Sunday, 25 November 2012

Light Against the Darkness: Light and Dark in Western Art

If still-life painting is not invariably an art of contemplation, then what comes closest is perhaps the painting of faint light against dark, like candlelight in the time before electricity, or the gleam of moonlight in the pitch-dark of night. Those are the lights that give out hopes, a sense of security and serenity. I am not referring to the lights that partly reveal the true colour of a monster- the shock of lightening that triggers all the wicked happenings. Those paintings of more sinister overtones are not discussed here. I always value more the glimmer of light than the overwhelming darkness.

Georges de La Tour’s The Penitent Magdalen (1638-43) is a painting embedded with symbolisms. The skull nestling on Mary’s knees is the emblem for mortality; the candle, the spiritual enlightenment; the mirror, the reflection of human’s vanity. Mary is aware of herself as a mortal and thus she is staring at herself instinctively into the mirror. Or rather, she is staring at the candle, or the reflection of the candle in the mirror? It is an irony that the candle is deliberately placed before the mirror. The candle and the mirror therefore are the contenders that fight to become the most lasting value in human lives. Obviously the candle claims the victory in the end, with the mirror submissively allows an imprint of the flame which burns determinedly and coruscatingly- an implication of the dismissal of earthly vanities and the triumph of the power of divinity. Seeing such image Mary is visibly entranced. Her fingers crossed and poised atop the skull; Mary harbours a momentary wish of aligning herself with the deities.

The gleam of hope can also be engendered in a time of hardships and predicaments. Vincent van Gogh’s Potato Eaters (1885) is a testimony of all the sketchiest and the crudest. The peasants’ faces are scarily grotesque: eyes are sunken and creases and indentations ploughed deep. The image is unapologetically ugly, with the its ugliness augmented by the loose brushstrokes and dark colourisation. Amidst the oppressive gloominess the only source of light comes from what hangs from the ceiling. But an artificial light it is, which seems also to serve cruelly as a mockery of the peasants’ impoverishment. Whilst most viewers tend to sympathize with the peasants’ misfortune, what reached me first when seeing this painting was all the characteristics that made Van Gogh distinct from his ancestors. The light therefore is not artificial at all, but a torch bore by Van Gogh, shining up the path treaded by his fellow post-impressionists.

Warmth oozes from the break-through of light, most evident in Jean-Francois Millet’s Angelus (1857-59). This is a painting of contemplation, and the committed love of the earth. Both the man and the woman’s heads hung in devout prayer before heading home after a day’s toil. The figures are shaded with sombre tones and made similar to that of the soil. Their affiliation with the earth they step on is so strong that at any moment the two can blend together unsurprisingly. The setting sun has some pale blueness and redness trailing behind it- the only light colours that leavened the heaviness of the painting.

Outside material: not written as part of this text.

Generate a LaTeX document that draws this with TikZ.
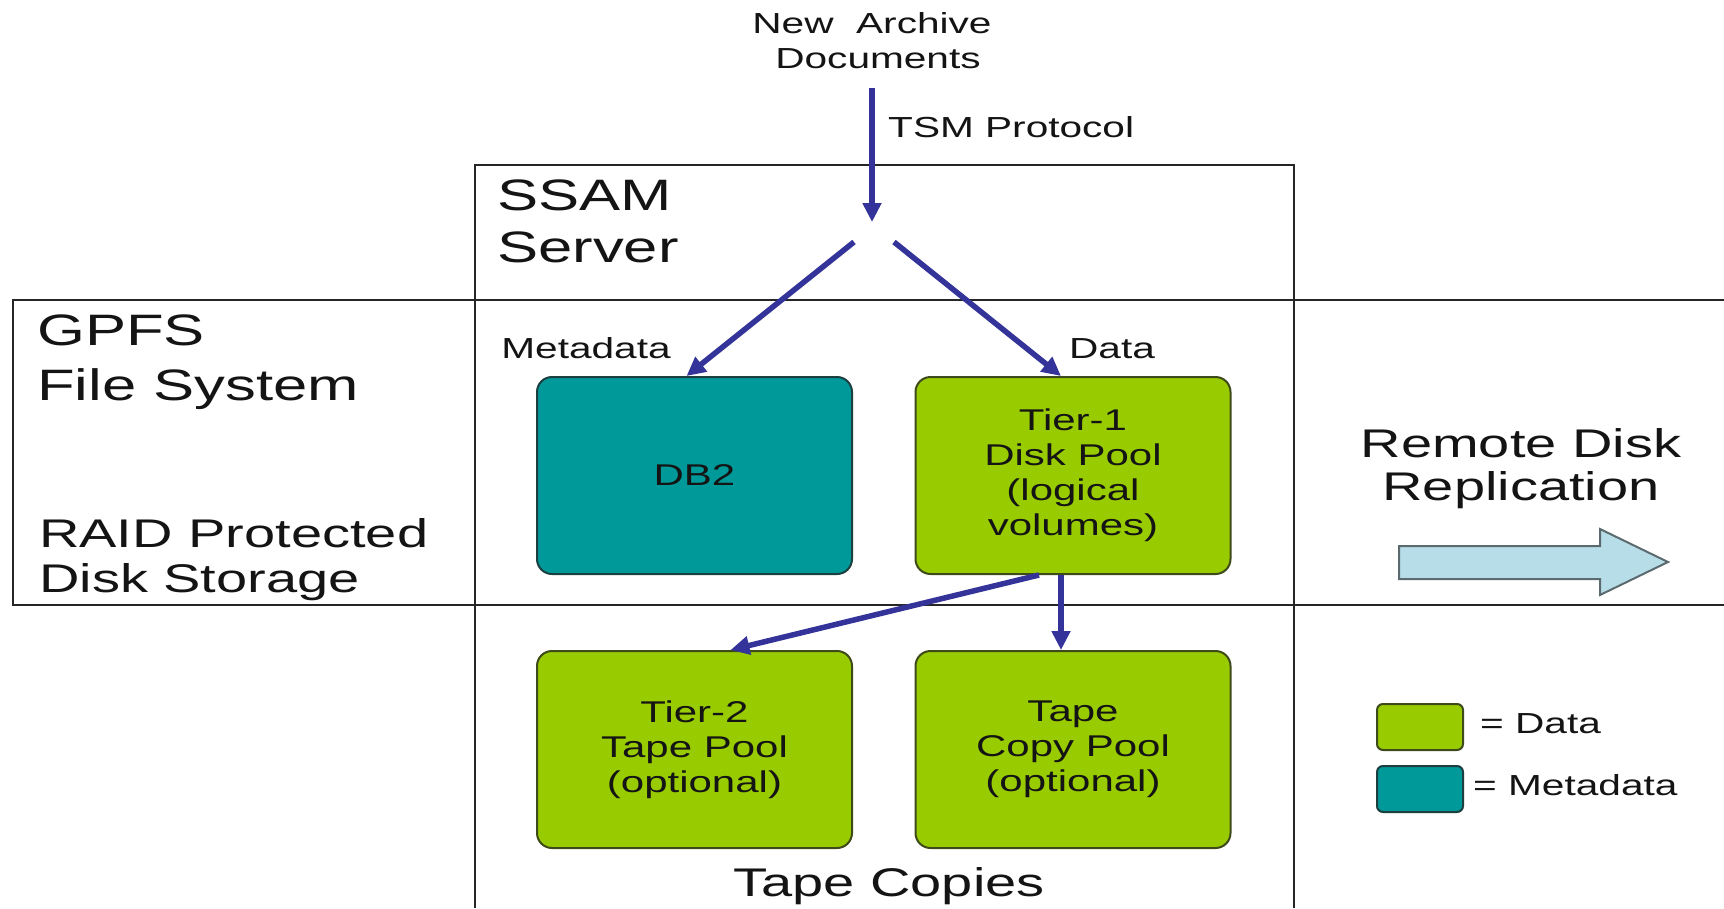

I do not know if Gabriel Garcia Marquez, when writing One Hundred Years of Solitude, had any particular picture in mind that echoed the image invoked by the novel. By my humble estimation, after reading Marquez’s epic novel, Jean-Francois Millet’s depictions of the farmers’ lives are what come the closest. Both One Hundred Years of Solitude and Millet’s genre paintings exude a sense of humility, not only to the home they are raised in but also to nature and the universe that encompass. Darkness never befalls those people’s lives but only a greyish murkiness that comes and goes periodically. At times a ray of light peeks through the gathering clouds, yet once the heads are lifting up in search of hopes, the light diminishes, leaving merely a trail of faint afterglow that swans weakly around the heaven.